It’s nice when I manage to read a book that’s been on my “to read” list for a while. Too often books placed on the list just seem to languish there, forgotten, until I happen to come across them on the library shelves, which is the case with Rob Thurman‘s Nightlife. Unfortunately, my enthusiasm for the book quickly waned the more I read. It’s not that Nightlife is bad, but I’m figuring that it’s probably just one of those books that are decidedly “not for me.”

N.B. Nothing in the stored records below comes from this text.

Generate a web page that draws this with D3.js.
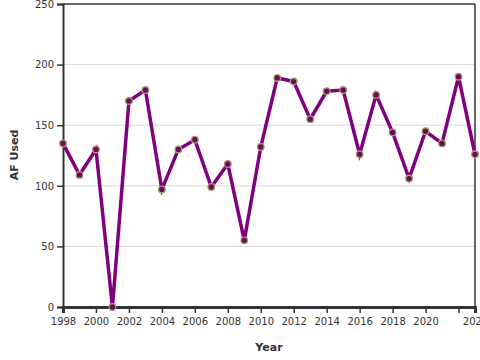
<!DOCTYPE html>
<html><head><meta charset="utf-8">
<script src="https://cdn.jsdelivr.net/npm/d3@7"></script>
<style>body{margin:0;background:#fff;} text{font-family:"DejaVu Sans",sans-serif;}</style>
</head><body><svg id="c" width="480" height="360"></svg>
<script>
const years = [1998,1999,2000,2001,2002,2003,2004,2005,2006,2007,2008,2009,2010,2011,2012,2013,2014,2015,2016,2017,2018,2019,2020,2021,2022,2023];
const afUsed = [135,109,130,0,170,179,97,130,138,99,118,55,132,189,186,155,178,179,126,175,144,106,145,135,190,126];
const yTicks = [0,50,100,150,200,250];
const xTicks = [1998,2000,2002,2004,2006,2008,2010,2012,2014,2016,2018,2020,2022,2023];

const svg = d3.select("#c");
const m = {l:63, r:475, t:4, b:307};
const x = d3.scaleLinear().domain([1998,2023]).range([m.l, m.r]);
const y = d3.scaleLinear().domain([0,250]).range([m.b, m.t]);

// grid
svg.append("g").selectAll("line").data(yTicks.filter(d=>d>0&&d<250)).join("line")
  .attr("x1", m.l).attr("x2", m.r).attr("y1", d=>y(d)).attr("y2", d=>y(d))
  .attr("stroke", "#d8d8d8").attr("stroke-width", 1);

// frame top/right
svg.append("line").attr("x1", m.l).attr("x2", m.r).attr("y1", m.t).attr("y2", m.t).attr("stroke","#333").attr("stroke-width",1.5);
svg.append("line").attr("x1", m.r).attr("x2", m.r).attr("y1", m.t).attr("y2", m.b).attr("stroke","#333").attr("stroke-width",1.5);

// axes
const yAxis = svg.append("g").attr("transform", `translate(${m.l},0)`)
  .call(d3.axisLeft(y).tickValues(yTicks).tickSize(6).tickPadding(3));
yAxis.select(".domain").attr("stroke","#333").attr("stroke-width",2);
yAxis.selectAll(".tick line").attr("stroke","#333").attr("stroke-width",1.5);
yAxis.selectAll("text").attr("font-size",10).attr("fill","#333");

const xAxis = svg.append("g").attr("transform", `translate(0,${m.b})`)
  .call(d3.axisBottom(x).tickValues(xTicks).tickFormat(d => d===2022 ? "" : String(d)).tickSize(6).tickPadding(5));
xAxis.select(".domain").attr("stroke","#333").attr("stroke-width",3);
xAxis.selectAll(".tick line").attr("stroke","#333").attr("stroke-width",1.5);
xAxis.selectAll(".tick").filter(d=>d===2023).select("line").remove();
xAxis.selectAll("text").attr("font-size",10).attr("fill","#333");

// line
const line = d3.line().x((d,i)=>x(years[i])).y(d=>y(d));
svg.append("path").datum(afUsed).attr("d", line).attr("fill","none")
  .attr("stroke","#800080").attr("stroke-width",3.5).attr("stroke-linejoin","miter");

svg.append("g").selectAll("circle").data(afUsed).join("circle")
  .attr("cx",(d,i)=>x(years[i])).attr("cy",d=>y(d)).attr("r",3.3)
  .attr("fill","#6b0a5e").attr("stroke","#a39a6a").attr("stroke-width",1.3);

// titles
svg.append("text").attr("x", 269).attr("y", 351).attr("text-anchor","middle")
  .attr("font-size",11).attr("font-weight","bold").attr("fill","#333").text("Year");
svg.append("text").attr("transform","translate(18,155) rotate(-90)").attr("text-anchor","middle")
  .attr("font-size",11).attr("font-weight","bold").attr("fill","#333").text("AF Used");
</script></body></html>
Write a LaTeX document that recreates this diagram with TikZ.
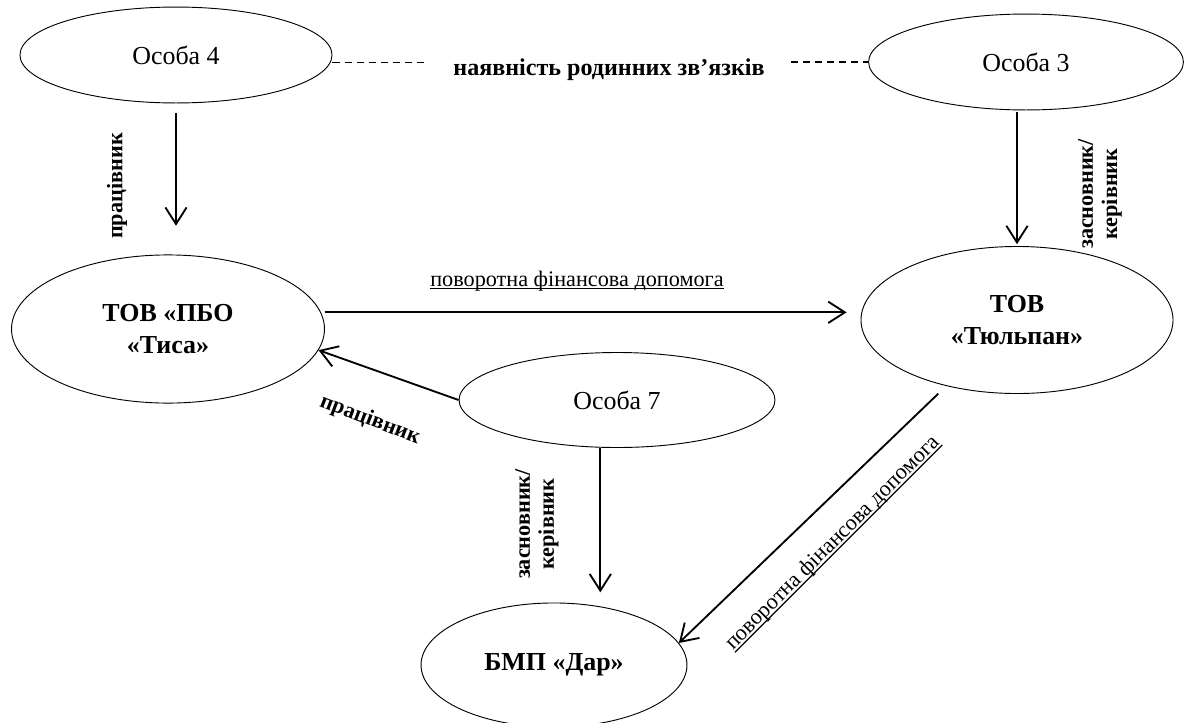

This also is a shame, because I was sort of in the mood for what I guess is called “urban fantasy” these days. I was thinking I’d like to read something akin to TV’s Supernatural with a dash of the Hellblazer comic thrown in. Nightlife seemed to fit the bill. It’s the story of two brothers, Cal and Niko Leandros. Though they have the same mother, Cal’s father was a supernatural being, one of the “Auphe,” a race of beings that became known as “elves” in the imagination of folklore, but are, in fact, horrific and cruel. Niko, the elder of the two, has devoted his life to protecting his little bro from the Auphe who claim Cal as their own flesh and blood. And so the two are constantly on the run, picking up odd jobs where they can but never putting down roots. But, of course, there are more creatures of the night than just the Auphe. There are vampires, werewolves, and even a bridge troll, all hidden under the thin veneer of the mundane.
So the premise and setting of Nightlife was fine, but the writing made me want to pull my hair out. Again, it wasn’t because it was poorly written, but I just couldn’t stand it. I was cruising along okay the first few chapters, but then it wore me down and eventually I just wanted the damn thing to end. Like a lot of UF, Nightlife is written in first person point-of-view and that was a big problem because of the snarky, sarcastic, More-Ironic-Than-Thou Cal, who is the one doing the storytelling. You’re stuck with him for the duration. I guess he’s supposed to seem gritty-but-witty but I just wanted to kick him in the balls. Every other paragraph, what with some kind of mirthless joke that isn’t as clever as Cal seems to think it is. And on and on with the whining about being half-monster and interrupting action scenes with exposition on the past or how he feels about something or other. God forbid you ask him how his day is going. You’d better have a thermos of espresso handy. Cal is one chatty Kathy. I understand that sarcasm and cynicism is sort of a genre norm. I’m okay with that, but Cal Leandros bored me.
But, hey. That’s just me. I’m sure that there are a lot of people out there who’d get more out of Nightlife than I did. What I would have liked to have seen was some of Niko’s POV, too, since their brotherly relationship was supposed to be an important part of the story, but I never got the sense of a real emotional connection between Niko and Cal. As I mentioned, it was written all right overall, but I just couldn’t stand the narrator. I just sort of skimmed over the last two-thirds of the book since I have some pathological urge to finish every book I start.
The verdict: ★★✩✩✩ Nightlife didn’t do a thing for me, but some devoted fans of the genre may get a bit more out of it. There are several more volumes in this series, so clearly Thurman is doing something right, but it’s likely I won’t be checking in on it.